Há de se registrar que a 9 de Julho foi prejudicada ao ter que mudar para  a frequência de 1600 kHz.  Vale lembrar que, após a cassação, a frequência antiga da 9 de Julho no dial (540 kHz) foi ocupada por uma emissora de propriedade de políticos ligados à ditadura militar. Políticos que conseguiram aumentar a potência de sua emissora de 10 mil para 50 mil watts. Devido à nova potência reservada no AM, aquela emissora passará a ter uma potência de 60 mil watts quando migrar para a FM. Já a Rádio 9 de Julho (AM – 100 mil watts – 1600kHz) ficou com apenas 5 mil watts se quiser migrar para a FM. Com essa potência limitada, seu sinal (som) chegará a poucos quarteirões.

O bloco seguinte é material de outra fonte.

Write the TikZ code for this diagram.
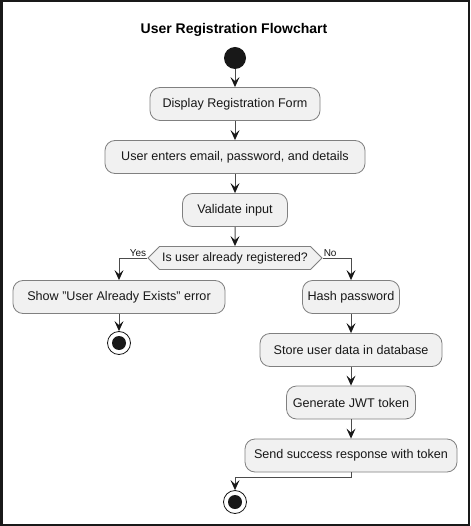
\documentclass[tikz,border=0pt]{standalone}
\usepackage{fontspec}
\setmainfont{Liberation Sans}
\usetikzlibrary{arrows.meta,shapes.symbols}
\definecolor{boxfill}{HTML}{F1F1F1}
\definecolor{dk}{HTML}{181818}
\tikzset{
  act/.style={draw=black!50, fill=boxfill, rounded corners=10pt, line width=0.8pt,
    minimum height=33pt, inner sep=0pt, font=\fontsize{12.6}{14}\selectfont, text=dk},
  decision/.style={shape=signal, signal to=west and east, signal pointer angle=90,
    draw=black!50, fill=boxfill, line width=0.8pt, minimum height=23pt, minimum width=174pt,
    inner xsep=0pt, inner ysep=0pt, font=\fontsize{12.3}{14}\selectfont, text=dk},
  flow/.style={draw=black!70, line width=1pt, -{Stealth[length=10pt,width=9pt,inset=4pt,color=dk]}},
  startc/.style={circle, fill=dk, minimum size=22pt, inner sep=0pt},
  endc/.style={circle, draw=dk, fill=white, line width=0.8pt, minimum size=23pt, inner sep=0pt,
    path picture={\fill[dk] (path picture bounding box.center) circle (7pt);}},
  lbl/.style={font=\fontsize{10}{11}\selectfont, text=dk, inner sep=1pt},
  ttl/.style={font=\fontsize{14}{16}\selectfont\bfseries, text=black}
}
\begin{document}
\begin{tikzpicture}[x=1pt,y=-1pt]
\useasboundingbox (0,0) rectangle (470,526);
\fill[white] (0,0) rectangle (470,526);
\draw[line width=2.5pt, black!90] (1.25,1.25) rectangle (468.75,524.75);

\node[ttl] (title) at (234,30) {User Registration Flowchart};

\node[startc] (start) at (235,58) {};
\node[act, minimum width=170pt] (a1) at (235,104) {Display Registration Form};
\node[act, minimum width=260pt] (a2) at (235,157) {User enters email, password, and details};
\node[act, minimum width=105pt] (a3) at (235,210) {Validate input};
\node[decision] (dec) at (235,258) {Is user already registered?};
\node[act, minimum width=212pt] (err) at (119,297) {Show "User Already Exists" error};
\node[endc] (end1) at (119,343) {};
\node[act, minimum width=97pt] (hash) at (351,297) {Hash password};
\node[act, minimum width=182pt] (store) at (351,350) {Store user data in database};
\node[act, minimum width=129pt] (gen) at (351,402.5) {Generate JWT token};
\node[act, minimum width=212pt] (send) at (351,455.5) {Send success response with token};
\node[endc] (end2) at (235,502) {};

\draw[flow] (start) -- (a1);
\draw[flow] (a1) -- (a2);
\draw[flow] (a2) -- (a3);
\draw[flow] (a3) -- (dec);
\draw[flow] (dec.west) -| (err.north);
\draw[flow] (dec.east) -| (hash.north);
\draw[flow] (err) -- (end1);
\draw[flow] (hash) -- (store);
\draw[flow] (store) -- (gen);
\draw[flow] (gen) -- (send);
\draw[flow] (send.south) -- ++(0,5) -| (end2.north);

\node[lbl, anchor=south east] (yes) at (dec.west) {Yes};
\node[lbl, anchor=south west] (no) at (dec.east) {No};
\end{tikzpicture}
\end{document}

É uma tremenda injustiça!

O Plano de Migração do governo Dilma, lançado há três anos, foi feito em razão da dificuldade que o ouvinte tem em sintonizar uma emissora AM nas grandes cidades, geralmente sob muita interferência. As emissoras AM terão de optar: continuar nessa faixa ou migrar para a FM. O futuro das AMs que não migrarem é incerto, se bem que elas poderão pedir socorro para as redes sociais.

Dom Cláudio cardeal Hummes, então, arcebispo de São Paulo, pediu ao governo Lula, sem sucesso, a devolução da FM 9 de Julho -107,7MHz (1954-1973), cassada pelos militares.

Resumindo, as ondas médias, curtas e de frequência modulada foram cassadas pela ditadura militar. O governo Sarney fez uma proposta indecente para a 9 de Julho voltar. Itamar Franco viabilizou a frequência (AM) de 1600 kHz, em São Paulo. O governo Fernando Henrique Cardoso restabeleceu a concessão e autorizou o aumento de potência da estação de ondas médias e não devolveu a FM 107,7MHz. O governo Lula não atendeu ao pedido para restabelecer a concessão da FM 107,7MHz cassada pelos militares. A presidente Dilma Roussef, através de seu plano de migração, não levou em consideração a história da 9 de Julho: ofereceu uma FM de baixíssima potência, que a limita a falar para alguns quarteirões.

Sem perspectiva, nessas condições, a Rádio 9 de Julho será inaudível.

A radiodifusão brasileira é anacrônica. Exemplo: é insensível às injustiças cometidas contra uma emissora como a 9 de Julho, que dignifica a liberdade de expressão, defende o acesso a todas as informações,  defende os direitos humanos e cumpre rigorosamente o que determina a Constituição do Brasil (promoção da cultura nacional e regional).

Esses fatos me levam a concluir que a história da Rádio 9 de Julho é um estorvo ao status quo político e econômico dominante na política de radiodifusão da Nova República.